Copy all of the material exactly. Pictures are not to appear in the copy.

━━━ Data provided

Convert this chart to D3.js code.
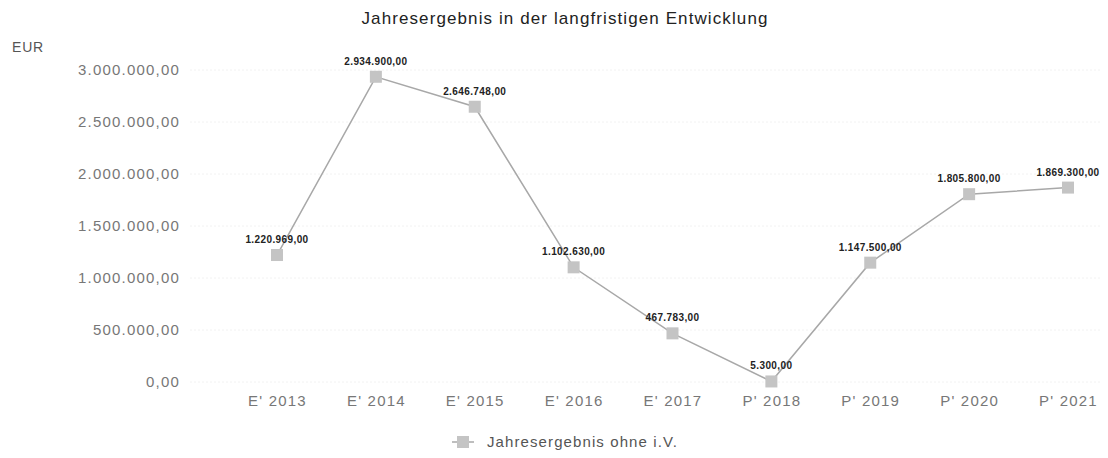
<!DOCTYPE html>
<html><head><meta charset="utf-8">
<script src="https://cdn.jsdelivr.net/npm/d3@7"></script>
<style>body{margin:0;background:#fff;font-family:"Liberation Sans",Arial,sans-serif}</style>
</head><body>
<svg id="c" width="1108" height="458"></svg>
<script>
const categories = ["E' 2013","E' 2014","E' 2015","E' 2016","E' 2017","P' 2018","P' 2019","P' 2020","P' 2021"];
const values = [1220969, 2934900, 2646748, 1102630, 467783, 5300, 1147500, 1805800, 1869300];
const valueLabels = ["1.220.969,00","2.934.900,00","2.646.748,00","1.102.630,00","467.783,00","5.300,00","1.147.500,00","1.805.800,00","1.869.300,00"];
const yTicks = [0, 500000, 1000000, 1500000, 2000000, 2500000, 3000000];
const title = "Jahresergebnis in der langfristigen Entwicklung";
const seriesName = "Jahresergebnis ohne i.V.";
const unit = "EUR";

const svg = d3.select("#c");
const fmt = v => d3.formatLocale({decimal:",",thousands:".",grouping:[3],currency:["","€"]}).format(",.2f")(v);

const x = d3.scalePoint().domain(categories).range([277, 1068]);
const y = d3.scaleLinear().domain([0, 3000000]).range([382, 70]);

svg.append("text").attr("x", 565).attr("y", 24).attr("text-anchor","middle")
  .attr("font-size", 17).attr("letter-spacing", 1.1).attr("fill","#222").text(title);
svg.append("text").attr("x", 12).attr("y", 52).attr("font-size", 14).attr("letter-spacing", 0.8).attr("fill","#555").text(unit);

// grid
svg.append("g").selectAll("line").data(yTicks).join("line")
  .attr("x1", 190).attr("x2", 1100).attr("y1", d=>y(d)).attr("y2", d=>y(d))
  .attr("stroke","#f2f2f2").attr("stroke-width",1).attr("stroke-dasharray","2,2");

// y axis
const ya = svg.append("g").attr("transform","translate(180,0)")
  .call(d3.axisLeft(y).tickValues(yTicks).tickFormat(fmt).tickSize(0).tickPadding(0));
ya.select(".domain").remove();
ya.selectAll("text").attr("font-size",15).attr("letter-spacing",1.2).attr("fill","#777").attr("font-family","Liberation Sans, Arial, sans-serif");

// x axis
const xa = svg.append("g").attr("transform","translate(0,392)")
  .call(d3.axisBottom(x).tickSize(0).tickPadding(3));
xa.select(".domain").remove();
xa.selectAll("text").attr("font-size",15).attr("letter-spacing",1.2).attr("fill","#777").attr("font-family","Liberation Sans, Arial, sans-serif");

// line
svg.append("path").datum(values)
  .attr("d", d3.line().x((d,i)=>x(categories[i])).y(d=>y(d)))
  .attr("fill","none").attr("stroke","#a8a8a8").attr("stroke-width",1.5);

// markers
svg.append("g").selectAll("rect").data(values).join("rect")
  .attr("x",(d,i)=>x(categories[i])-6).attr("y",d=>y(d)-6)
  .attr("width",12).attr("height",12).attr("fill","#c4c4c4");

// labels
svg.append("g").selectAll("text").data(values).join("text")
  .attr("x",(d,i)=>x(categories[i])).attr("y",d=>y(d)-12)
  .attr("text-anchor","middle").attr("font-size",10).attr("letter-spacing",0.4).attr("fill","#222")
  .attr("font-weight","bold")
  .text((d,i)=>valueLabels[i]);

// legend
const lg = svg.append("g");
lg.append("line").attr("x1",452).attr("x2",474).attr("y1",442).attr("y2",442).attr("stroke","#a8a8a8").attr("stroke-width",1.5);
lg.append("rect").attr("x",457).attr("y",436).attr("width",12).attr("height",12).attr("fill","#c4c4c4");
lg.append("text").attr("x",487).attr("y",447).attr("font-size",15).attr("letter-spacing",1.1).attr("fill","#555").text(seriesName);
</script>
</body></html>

━━━━━━

Response to the task
Convert this chart to D3.js code.
<!DOCTYPE html>
<html><head><meta charset="utf-8">
<script src="https://cdn.jsdelivr.net/npm/d3@7"></script>
<style>body{margin:0;background:#fff;font-family:"Liberation Sans",Arial,sans-serif}</style>
</head><body>
<svg id="c" width="1108" height="458"></svg>
<script>
const categories = ["E' 2013","E' 2014","E' 2015","E' 2016","E' 2017","P' 2018","P' 2019","P' 2020","P' 2021"];
const values = [1220969, 2934900, 2646748, 1102630, 467783, 5300, 1147500, 1805800, 1869300];
const valueLabels = ["1.220.969,00","2.934.900,00","2.646.748,00","1.102.630,00","467.783,00","5.300,00","1.147.500,00","1.805.800,00","1.869.300,00"];
const yTicks = [0, 500000, 1000000, 1500000, 2000000, 2500000, 3000000];
const title = "Jahresergebnis in der langfristigen Entwicklung";
const seriesName = "Jahresergebnis ohne i.V.";
const unit = "EUR";

const svg = d3.select("#c");
const fmt = v => d3.formatLocale({decimal:",",thousands:".",grouping:[3],currency:["","€"]}).format(",.2f")(v);

const x = d3.scalePoint().domain(categories).range([277, 1068]);
const y = d3.scaleLinear().domain([0, 3000000]).range([382, 70]);

svg.append("text").attr("x", 565).attr("y", 24).attr("text-anchor","middle")
  .attr("font-size", 17).attr("letter-spacing", 1.1).attr("fill","#222").text(title);
svg.append("text").attr("x", 12).attr("y", 52).attr("font-size", 14).attr("letter-spacing", 0.8).attr("fill","#555").text(unit);

// grid
svg.append("g").selectAll("line").data(yTicks).join("line")
  .attr("x1", 190).attr("x2", 1100).attr("y1", d=>y(d)).attr("y2", d=>y(d))
  .attr("stroke","#f2f2f2").attr("stroke-width",1).attr("stroke-dasharray","2,2");

// y axis
const ya = svg.append("g").attr("transform","translate(180,0)")
  .call(d3.axisLeft(y).tickValues(yTicks).tickFormat(fmt).tickSize(0).tickPadding(0));
ya.select(".domain").remove();
ya.selectAll("text").attr("font-size",15).attr("letter-spacing",1.2).attr("fill","#777").attr("font-family","Liberation Sans, Arial, sans-serif");

// x axis
const xa = svg.append("g").attr("transform","translate(0,392)")
  .call(d3.axisBottom(x).tickSize(0).tickPadding(3));
xa.select(".domain").remove();
xa.selectAll("text").attr("font-size",15).attr("letter-spacing",1.2).attr("fill","#777").attr("font-family","Liberation Sans, Arial, sans-serif");

// line
svg.append("path").datum(values)
  .attr("d", d3.line().x((d,i)=>x(categories[i])).y(d=>y(d)))
  .attr("fill","none").attr("stroke","#a8a8a8").attr("stroke-width",1.5);

// markers
svg.append("g").selectAll("rect").data(values).join("rect")
  .attr("x",(d,i)=>x(categories[i])-6).attr("y",d=>y(d)-6)
  .attr("width",12).attr("height",12).attr("fill","#c4c4c4");

// labels
svg.append("g").selectAll("text").data(values).join("text")
  .attr("x",(d,i)=>x(categories[i])).attr("y",d=>y(d)-12)
  .attr("text-anchor","middle").attr("font-size",10).attr("letter-spacing",0.4).attr("fill","#222")
  .attr("font-weight","bold")
  .text((d,i)=>valueLabels[i]);

// legend
const lg = svg.append("g");
lg.append("line").attr("x1",452).attr("x2",474).attr("y1",442).attr("y2",442).attr("stroke","#a8a8a8").attr("stroke-width",1.5);
lg.append("rect").attr("x",457).attr("y",436).attr("width",12).attr("height",12).attr("fill","#c4c4c4");
lg.append("text").attr("x",487).attr("y",447).attr("font-size",15).attr("letter-spacing",1.1).attr("fill","#555").text(seriesName);
</script>
</body></html>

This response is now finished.